#### [What is being asked]
In the listing below, locate the lines bearing the word "this". Copy every one of them.

Collected data:
——————
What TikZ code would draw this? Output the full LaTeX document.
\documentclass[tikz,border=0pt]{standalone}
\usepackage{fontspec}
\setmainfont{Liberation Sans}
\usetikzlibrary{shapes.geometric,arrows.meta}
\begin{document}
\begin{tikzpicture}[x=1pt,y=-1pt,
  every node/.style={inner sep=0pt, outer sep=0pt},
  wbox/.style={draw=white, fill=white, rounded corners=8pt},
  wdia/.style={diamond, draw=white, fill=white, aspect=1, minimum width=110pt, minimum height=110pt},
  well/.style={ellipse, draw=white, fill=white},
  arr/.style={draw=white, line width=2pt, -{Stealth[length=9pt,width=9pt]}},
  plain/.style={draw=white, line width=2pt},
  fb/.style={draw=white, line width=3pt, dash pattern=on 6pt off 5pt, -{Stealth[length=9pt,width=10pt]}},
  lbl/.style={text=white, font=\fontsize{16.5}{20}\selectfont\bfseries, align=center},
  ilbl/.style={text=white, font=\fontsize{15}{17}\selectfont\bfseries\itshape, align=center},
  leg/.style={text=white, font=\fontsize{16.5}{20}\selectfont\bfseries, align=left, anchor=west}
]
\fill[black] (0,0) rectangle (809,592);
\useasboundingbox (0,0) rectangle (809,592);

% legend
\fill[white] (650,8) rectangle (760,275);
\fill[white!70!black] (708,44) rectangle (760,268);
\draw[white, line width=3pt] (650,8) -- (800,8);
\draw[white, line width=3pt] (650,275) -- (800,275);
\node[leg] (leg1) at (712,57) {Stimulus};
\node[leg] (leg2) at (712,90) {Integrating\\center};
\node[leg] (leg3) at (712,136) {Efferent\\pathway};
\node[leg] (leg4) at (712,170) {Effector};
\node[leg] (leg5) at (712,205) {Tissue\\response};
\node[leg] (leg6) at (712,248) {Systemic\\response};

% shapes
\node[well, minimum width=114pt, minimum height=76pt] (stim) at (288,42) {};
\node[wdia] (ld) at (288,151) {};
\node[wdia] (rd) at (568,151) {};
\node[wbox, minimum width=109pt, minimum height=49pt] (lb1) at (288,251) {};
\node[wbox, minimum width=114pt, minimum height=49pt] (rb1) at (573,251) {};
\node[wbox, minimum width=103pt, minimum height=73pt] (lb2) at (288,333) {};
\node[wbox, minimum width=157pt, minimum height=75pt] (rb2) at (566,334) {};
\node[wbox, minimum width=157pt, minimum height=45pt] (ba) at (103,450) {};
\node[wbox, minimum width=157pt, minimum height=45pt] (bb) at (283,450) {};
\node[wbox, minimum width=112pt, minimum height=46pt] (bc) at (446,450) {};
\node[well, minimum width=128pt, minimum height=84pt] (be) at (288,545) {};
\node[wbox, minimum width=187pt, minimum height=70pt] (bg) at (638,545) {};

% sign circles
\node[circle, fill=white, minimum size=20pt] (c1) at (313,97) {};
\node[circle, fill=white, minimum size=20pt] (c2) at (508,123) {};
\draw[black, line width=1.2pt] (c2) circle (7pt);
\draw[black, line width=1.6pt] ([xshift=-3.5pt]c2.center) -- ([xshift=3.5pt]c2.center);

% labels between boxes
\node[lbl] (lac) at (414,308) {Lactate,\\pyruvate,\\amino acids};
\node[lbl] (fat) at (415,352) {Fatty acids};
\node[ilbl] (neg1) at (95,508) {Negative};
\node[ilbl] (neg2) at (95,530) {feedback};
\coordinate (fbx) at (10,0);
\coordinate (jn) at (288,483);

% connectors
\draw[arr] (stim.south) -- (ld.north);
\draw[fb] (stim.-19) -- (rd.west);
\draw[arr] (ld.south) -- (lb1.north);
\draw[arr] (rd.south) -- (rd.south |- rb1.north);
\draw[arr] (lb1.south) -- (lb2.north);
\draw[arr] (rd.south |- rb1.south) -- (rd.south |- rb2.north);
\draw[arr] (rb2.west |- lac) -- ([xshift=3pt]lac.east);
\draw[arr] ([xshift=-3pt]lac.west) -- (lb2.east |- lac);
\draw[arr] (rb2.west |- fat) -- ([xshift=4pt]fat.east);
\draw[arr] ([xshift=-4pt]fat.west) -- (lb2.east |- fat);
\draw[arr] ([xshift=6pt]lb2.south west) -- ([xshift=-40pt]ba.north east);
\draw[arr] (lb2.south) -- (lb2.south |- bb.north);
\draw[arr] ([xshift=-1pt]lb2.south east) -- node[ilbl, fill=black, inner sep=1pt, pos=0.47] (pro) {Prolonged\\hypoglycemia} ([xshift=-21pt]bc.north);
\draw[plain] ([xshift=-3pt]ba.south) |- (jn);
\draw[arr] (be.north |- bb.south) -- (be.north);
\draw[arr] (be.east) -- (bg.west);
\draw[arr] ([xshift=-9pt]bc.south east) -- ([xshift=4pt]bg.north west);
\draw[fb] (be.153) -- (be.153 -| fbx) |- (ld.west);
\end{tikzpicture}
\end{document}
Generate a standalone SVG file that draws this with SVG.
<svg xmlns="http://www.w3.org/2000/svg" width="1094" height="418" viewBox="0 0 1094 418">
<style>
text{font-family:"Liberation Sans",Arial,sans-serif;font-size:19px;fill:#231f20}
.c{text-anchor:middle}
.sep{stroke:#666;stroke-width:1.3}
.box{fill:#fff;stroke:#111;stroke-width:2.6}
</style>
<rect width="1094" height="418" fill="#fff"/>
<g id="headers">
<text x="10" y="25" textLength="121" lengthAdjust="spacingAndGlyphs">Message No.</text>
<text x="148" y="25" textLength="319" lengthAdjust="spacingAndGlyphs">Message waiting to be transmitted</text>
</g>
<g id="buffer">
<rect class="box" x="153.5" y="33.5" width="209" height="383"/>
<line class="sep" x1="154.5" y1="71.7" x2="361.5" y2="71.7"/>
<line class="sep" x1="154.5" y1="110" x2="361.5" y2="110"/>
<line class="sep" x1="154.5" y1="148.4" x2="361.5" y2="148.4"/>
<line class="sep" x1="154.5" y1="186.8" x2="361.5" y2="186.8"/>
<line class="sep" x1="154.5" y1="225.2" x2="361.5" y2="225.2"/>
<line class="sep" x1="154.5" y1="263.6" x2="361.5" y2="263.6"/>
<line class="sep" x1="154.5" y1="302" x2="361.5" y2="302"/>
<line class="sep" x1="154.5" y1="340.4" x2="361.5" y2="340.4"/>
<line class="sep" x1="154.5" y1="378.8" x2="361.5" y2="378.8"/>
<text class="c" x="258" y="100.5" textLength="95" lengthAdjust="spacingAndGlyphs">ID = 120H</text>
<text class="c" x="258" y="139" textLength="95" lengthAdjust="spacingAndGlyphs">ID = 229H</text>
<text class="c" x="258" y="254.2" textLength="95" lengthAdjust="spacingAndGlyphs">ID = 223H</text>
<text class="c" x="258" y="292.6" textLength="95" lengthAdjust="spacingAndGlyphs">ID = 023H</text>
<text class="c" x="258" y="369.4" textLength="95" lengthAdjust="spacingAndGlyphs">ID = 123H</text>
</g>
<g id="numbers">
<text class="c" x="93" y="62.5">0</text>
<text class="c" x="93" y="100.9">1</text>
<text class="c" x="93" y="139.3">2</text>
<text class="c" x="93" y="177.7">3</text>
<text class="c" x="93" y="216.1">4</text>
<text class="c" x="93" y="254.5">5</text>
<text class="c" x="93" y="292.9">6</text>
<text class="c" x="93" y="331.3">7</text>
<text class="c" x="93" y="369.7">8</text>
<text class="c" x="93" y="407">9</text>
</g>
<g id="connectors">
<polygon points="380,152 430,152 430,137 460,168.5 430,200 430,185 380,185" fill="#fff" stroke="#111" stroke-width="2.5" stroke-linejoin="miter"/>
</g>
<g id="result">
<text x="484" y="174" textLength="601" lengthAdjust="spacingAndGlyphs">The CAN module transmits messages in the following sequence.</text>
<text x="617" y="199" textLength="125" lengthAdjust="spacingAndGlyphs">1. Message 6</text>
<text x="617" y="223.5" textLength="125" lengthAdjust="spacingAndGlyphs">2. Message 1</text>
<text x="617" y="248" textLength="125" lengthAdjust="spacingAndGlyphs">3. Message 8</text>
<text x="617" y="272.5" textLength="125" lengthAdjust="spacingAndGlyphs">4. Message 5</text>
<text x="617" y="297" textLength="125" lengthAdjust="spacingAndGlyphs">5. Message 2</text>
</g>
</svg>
——————
#### [Reply]
What TikZ code would draw this? Output the full LaTeX document.
Generate a standalone SVG file that draws this with SVG.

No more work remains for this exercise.